For the Notebook, Noah Teichen translates Paul Gilson’s 1929 article on Harry Langdon’s Three’s a Crowd: “For those familiar with the bland, descriptive write-ups of most movie reviews of the era, this piece comes off as an exhilarating exercise in a deliriously subjective, free-form style of poetic film writing that is more inspired by the film than about it—an approach that, to this day, remains largely unexplored.”
John Garfield would have been 100 yesterday, and the centennial sparked tributes from Kim Morgan and, in Tablet, J. Hoberman: “Jewish audiences recognized Garfield as their first Hollywood leading man. Hollywood recognized that, given his emotional volatility, rapid-fire sarcasm, and confrontational sexual charisma, Garfield was a new sort of screen presence—a Brando before Brando.”

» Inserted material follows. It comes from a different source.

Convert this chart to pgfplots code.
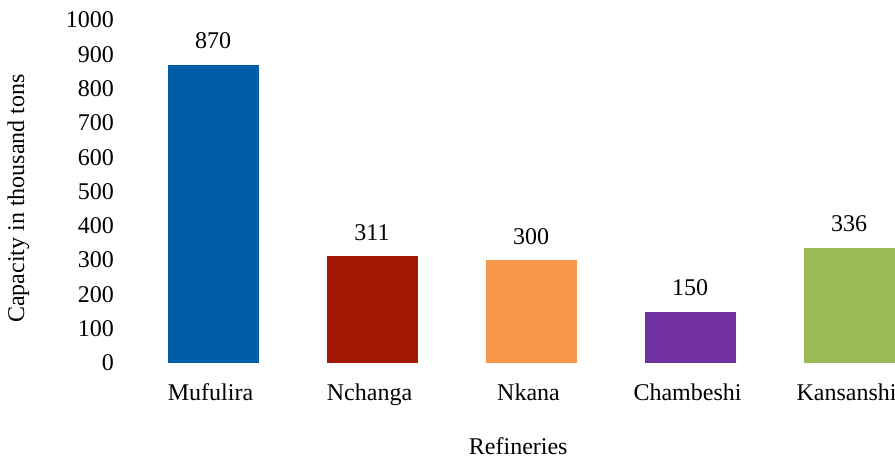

“Of all the self-made moguls who created Hollywood in the early years, no one had started lower or faced a steeper climb than William Fox. He came from pretty much nothing, built an empire, then lost it and ended up with almost nothing.” A biographical overview by John Strausbaugh at the Chiseler.
The inaugural edition of First Time Fest, focusing on debut features, has come and gone, but you can still catch up with Time Out New York‘s Joshua Rothkopf’s interviews: Sofia Coppola on The Virgin Suicides (1999), Hal Hartley on The Unbelievable Truth (1989), Todd Solondz on Welcome to the Dollhouse (1995), and Barbara Kopple on Harlan Country U.S.A. (1976).
“What’s the greatest rock documentary of all time?” asks Matt Singer, and Criticwire members respond en masse.
In the works. Rebecca Hall has joined Johnny Depp and Paul Bettany in the cast of Wally Pfister’s directorial debut Transcendence, executive produced by Christopher Nolan. The Playlist‘s Kevin Jagernauth notes that “the plot revolves around an assassinated scientist who gets his brain uploaded to a computer.”
“According to an exclusive report by Spanish film magazine Fotogramas, Rinko Kikuchi and Juliette Binoche have been cast as the female leads in Isabel Coixet’s Nobody Loves the Night.” Kevin Ouellette has more at Nippon Cinema.